- Aim of the exercise
Retype the data exactly, from its first line to the line containing "653, 685, 715]", including both, and skip any picture.

- Dataset content
>> start

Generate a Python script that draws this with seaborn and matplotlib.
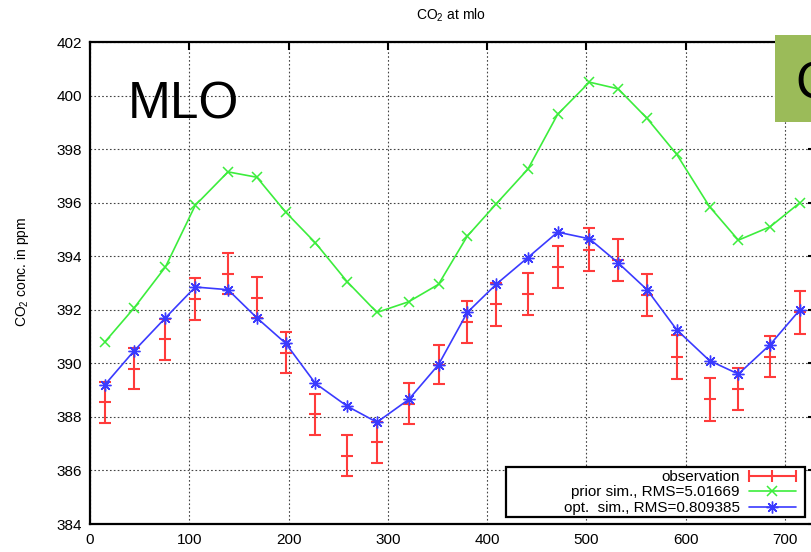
import numpy as np
import pandas as pd
import matplotlib
matplotlib.use("Agg")
import matplotlib.pyplot as plt
from matplotlib.lines import Line2D
from matplotlib.legend_handler import HandlerLine2D
from matplotlib.patches import Rectangle
import seaborn as sns

# Day of the simulation period for each monthly value
day = [15, 44, 76, 106, 139, 168, 197, 227, 259, 289, 321, 351,
       380, 409, 441, 471, 503, 532, 561, 591, 624, 653, 685, 715]

# Observed CO2 at Mauna Loa (ppm) and its uncertainty
obs = [388.55, 389.80, 390.90, 392.40, 393.35, 392.45, 390.40, 388.10,
       386.55, 387.05, 388.50, 389.95, 391.55, 392.20, 392.60, 393.60,
       394.25, 393.85, 392.55, 390.25, 388.65, 389.05, 390.25, 391.90]
obs_err = [0.77, 0.77, 0.76, 0.77, 0.76, 0.76, 0.77, 0.77,
           0.77, 0.76, 0.76, 0.74, 0.79, 0.80, 0.79, 0.80,
           0.81, 0.78, 0.80, 0.82, 0.81, 0.79, 0.77, 0.80]

# Prior and optimised model simulations (ppm)
prior = [390.80, 392.05, 393.60, 395.90, 397.15, 396.95, 395.65, 394.50,
         393.05, 391.90, 392.30, 392.95, 394.75, 395.95, 397.25, 399.30,
         400.50, 400.25, 399.15, 397.80, 395.85, 394.60, 395.10, 396.00]
opt = [389.20, 390.45, 391.70, 392.85, 392.75, 391.70, 390.75, 389.25,
       388.40, 387.80, 388.65, 389.95, 391.90, 392.95, 393.95, 394.90,
       394.65, 393.75, 392.75, 391.25, 390.10, 389.60, 390.70, 392.00]

x_ticks = [0, 100, 200, 300, 400, 500, 600, 700]
y_ticks = [384, 386, 388, 390, 392, 394, 396, 398, 400, 402]
labels = ["observation", "prior sim., RMS=5.01669", "opt.  sim., RMS=0.809385"]

df = pd.DataFrame({"day": day, "obs": obs, "err": obs_err,
                   "prior": prior, "opt": opt})

sns.set_theme(style="white")
plt.rcParams["font.family"] = ["Liberation Sans", "DejaVu Sans"]
plt.rcParams["text.color"] = "black"
plt.rcParams["mathtext.fontset"] = "custom"
plt.rcParams["mathtext.rm"] = "Liberation Sans"
plt.rcParams["mathtext.it"] = "Liberation Sans:italic"
plt.rcParams["mathtext.bf"] = "Liberation Sans:bold"

RED = "#ff3b3b"
GREEN = "#3ced3c"
BLUE = "#3a3aff"

W, H = 812, 552
fig = plt.figure(figsize=(W / 100, H / 100), dpi=100)
ax = fig.add_axes([90 / W, 28 / H, 726 / W, 482 / H])

# observations with error bars
ax.errorbar(df["day"], df["obs"], yerr=df["err"], fmt="_", color=RED,
            ecolor=RED, elinewidth=1.5, capsize=4, capthick=1.5,
            markersize=8, markeredgewidth=1.5, zorder=3)

# model curves
sns.lineplot(data=df, x="day", y="prior", color=GREEN, marker="x",
             markersize=7, markeredgewidth=1.1, markeredgecolor=GREEN,
             linewidth=1.2, errorbar=None, ax=ax, zorder=2)
sns.lineplot(data=df, x="day", y="opt", color=BLUE, marker=(8, 2, 0),
             markersize=8.5, markeredgewidth=1.0, markeredgecolor=BLUE,
             linewidth=1.2, errorbar=None, ax=ax, zorder=4)

ax.set_xlim(0, 731.2)
ax.set_ylim(384, 402)
ax.set_xticks(x_ticks)
ax.set_yticks(y_ticks)
ax.set_xlabel("")
ax.set_ylabel("")
ax.grid(True, linestyle=(0, (1.5, 2)), color="#444444", linewidth=0.8)
ax.set_axisbelow(True)
ax.tick_params(direction="in", length=5.8, width=1.5, top=True, right=True,
               labelsize=11, colors="black")
ax.tick_params(axis="x", pad=6.5)
ax.tick_params(axis="y", pad=5.8)
for s in ax.spines.values():
    s.set_linewidth(1.6)
    s.set_color("black")

# legend: boxed, labels right-aligned before the sample lines
ax.add_patch(Rectangle((0.573, 0.0145), 0.412, 0.1038, transform=ax.transAxes,
                       facecolor="white", edgecolor="black", linewidth=1.6,
                       zorder=5))
handles = [
    Line2D([], [], color=RED, lw=1.5, marker="|", markersize=8, mew=1.5),
    Line2D([], [], color=GREEN, lw=1.2, marker="x", markersize=7, mew=1.1),
    Line2D([], [], color=BLUE, lw=1.2, marker=(8, 2, 0), markersize=8.5, mew=1.0),
]
leg = ax.legend(handles, labels, loc="center right",
                bbox_to_anchor=(0.9725, 0.0654), frameon=False,
                markerfirst=False, handlelength=3.1, handletextpad=0.6,
                borderpad=0, borderaxespad=0, labelspacing=0.1, fontsize=11,
                handler_map={handles[0]: HandlerLine2D(numpoints=3, marker_pad=0)})
leg.set_zorder(6)
for t in leg.get_texts():
    t.set_color("black")

# titles and annotations
fig.text(451 / W, 1 - 15 / H, "CO$_2$ at mlo", ha="center", va="center",
         fontsize=10, color="black")
fig.text(22 / W, 1 - 272 / H, "CO$_2$ conc. in ppm", rotation=90,
         ha="center", va="center", fontsize=10, color="black")
fig.text(128 / W, 1 - 118 / H, "MLO", fontsize=37, ha="left", va="baseline",
         color="black")
fig.add_artist(Rectangle((775 / W, 1 - 122 / H), 40 / W, 87 / H,
                         transform=fig.transFigure, facecolor="#9bbb59",
                         edgecolor="none", zorder=10))
fig.text(795 / W, 1 - 99 / H, "CO$_2$", fontsize=37, ha="left",
         va="baseline", color="black", zorder=11)

fig.savefig("out.png", dpi=100)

>> end

- Exercise result
Generate a Python script that draws this with seaborn and matplotlib.
import numpy as np
import pandas as pd
import matplotlib
matplotlib.use("Agg")
import matplotlib.pyplot as plt
from matplotlib.lines import Line2D
from matplotlib.legend_handler import HandlerLine2D
from matplotlib.patches import Rectangle
import seaborn as sns

# Day of the simulation period for each monthly value
day = [15, 44, 76, 106, 139, 168, 197, 227, 259, 289, 321, 351,
       380, 409, 441, 471, 503, 532, 561, 591, 624, 653, 685, 715]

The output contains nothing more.